Harter Brexit (Kein Abkommen)
Eine Abstimmung im Unterhaus in der letzten Woche, um dem Parlament mehr Befugnisse über die Staatsfinanzen zu geben, in dem Fall, dass ein harter Brexit kommt, zeigte, dass die Mehrheit der Abgeordneten wünscht, diese Variante zu vermeiden.
Beide, die EU und Großbritannien, sehen ‘keinen Deal’ als das schlimmstmögliche Szenario an, etwas, das auf alle Fälle vermieden werden soll. Dennoch, als die Zeit abläuft und wir uns auf das Austrittsdatum ohne eine klare Lösung der Brexit-Frage zubewegen, ist die Realität, dass das Vereinigte Königreich aus dem Block fliegen könnte, ohne das ein Vertrag für die Zeit danach existiert.
Analysten von ING sagten voraus, dass das Pfund auf 1,12 USD fallen und der EUR/GBP Kurs fast Parität erreichen wird, sollte kein Deal zustande kommen.
Verschiebung des Brexit: Verlängerung von Artikel 50
Eine Verschiebung des Brexits ist keine einfache Sache. Die EU-Staatschefs müssten einstimmig einer Aufschiebung von Artikel 50 zustimmen. Die EU hat sich klar gezeigt, dass der Brexit nicht verschoben wird ‘nur weil Großbritannien nicht zustimmt’. Einigen Szenarien, in denen die EU eine Verlängerung bewilligen könnte, sind die Verhandlung eines neuen Deals, Neuwahlen im Königreich, oder ein zweites Referendum.
In einer Notiz sagte die Investmentbank Citi am Dienstag kurz nach Bekanntwerden des Abstimmungsergebnisses, dass es jetzt ‘sehr gute’ Chancen auf eine Verschiebung des Brexits jenseits des offiziellen Ausstiegsdatums gäbe. Die Ökonomen der Citi sagten:
"Die Wahrscheinlichkeit eines Aufschubs von Artikel 50 ist jetzt sehr hoch und die Stimmen für eine Aufhebung von Artikel 50 steigen ebenfalls."
Neuverhandlungen mit der EU
Die EU hat eine Neuverhandlung des gegenwärtigen Abkommens ausgeschlossen, aber die Parlamentarier könnten sich für eine an den Märkten beliebtere Option, wie ein Norwegen+ Plan entscheiden und diesen auf den Verhandlungstisch in Brüssel legen.
Verhandlungen für eine dauerhafte Zollunion würden auch die roten Linien der britischen Regierung neu ziehen, da eine solche auch das Problem der Grenze in Irland regeln würde. Allerdings könnte dafür die Unterstützung im Parlament fehlen.
Eine neue Ausarbeitung der Austrittsvereinbarung—oder ein totaler Neuanfang—wird längere Zeit brauchen, um es zu planen und in ein Gesetz zu packen.

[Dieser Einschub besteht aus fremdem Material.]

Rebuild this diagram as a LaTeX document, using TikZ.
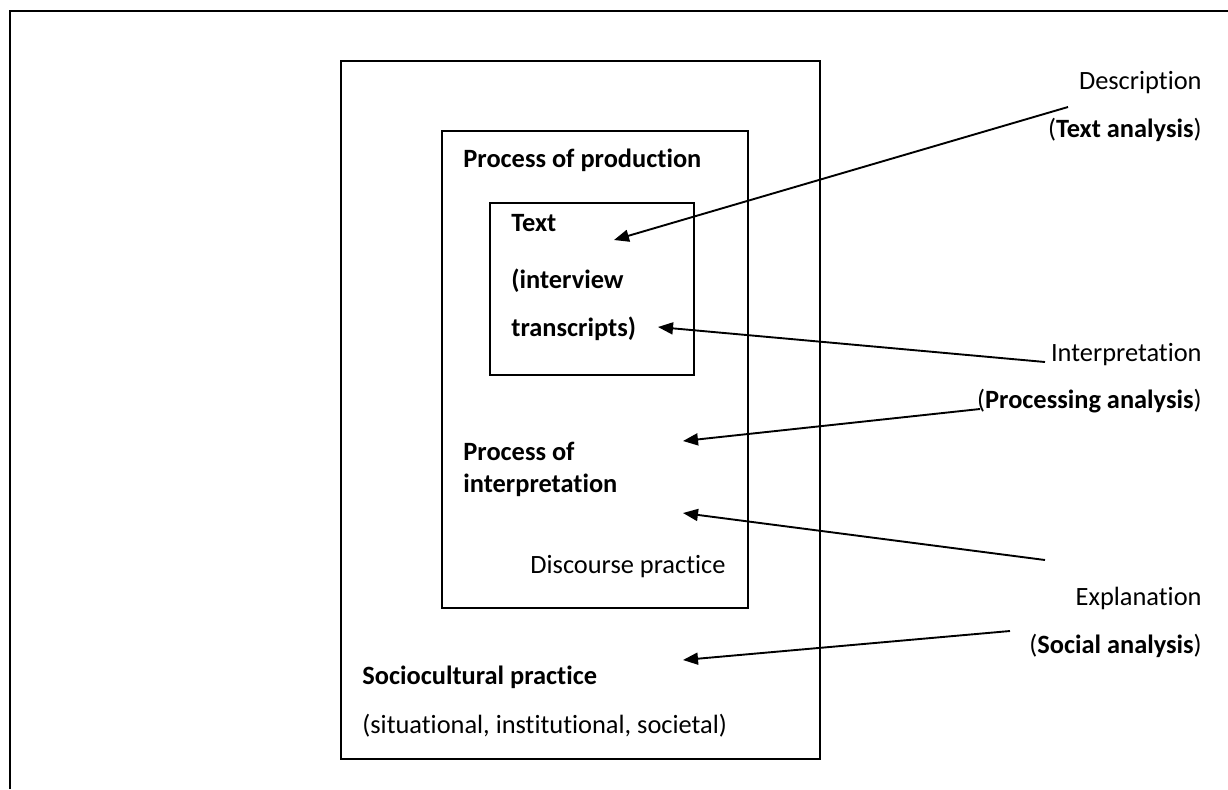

In diesem Fall würden wir erwarten, dass die Regierung bei der EU um einen Aufschub beim Inkrafttreten von Artikel 50 nachfragen müsste. Da diese Deals eher auf einen ‘weichen’ Brexit hindeuten würden, dürfte dies von den Märkten als eine positive Entwicklung aufgefasst werden.
Neuwahlen
Wenn die Zeit abläuft und ein harter Brexit zunehmend wahrscheinlich aussieht, da keine Einigung unter den Parlamentsabgeordneten möglich ist, dann könnte die Premierministerin schnelle Neuwahlen ansetzen, um die Uhr beim Ablauf der Austrittsfrist zu stoppen, in der Hoffnung, dass die EU eine Verschiebung gewährt, wenn das Land an die Wahlurnen geht. Wir sehen ein zweites Referendum als wahrscheinlicher als diese Möglichkeit an.
Zweites Referendum
Ein zweites Referendum wird von den Märkten positiv gesehen und die Idee gewinnt mehr Unterstützung, als viele aus Theresa Mays eigener Partei sich dafür stark machen. Das Parlament könnte ein solches in den kommenden Wochen beschließen, allerdings ist nicht mehr genügend Zeit, um die Volksabstimmung noch vor Fristablauf durchzuziehen, was eine Verschiebung des Brexits bedeuten würde.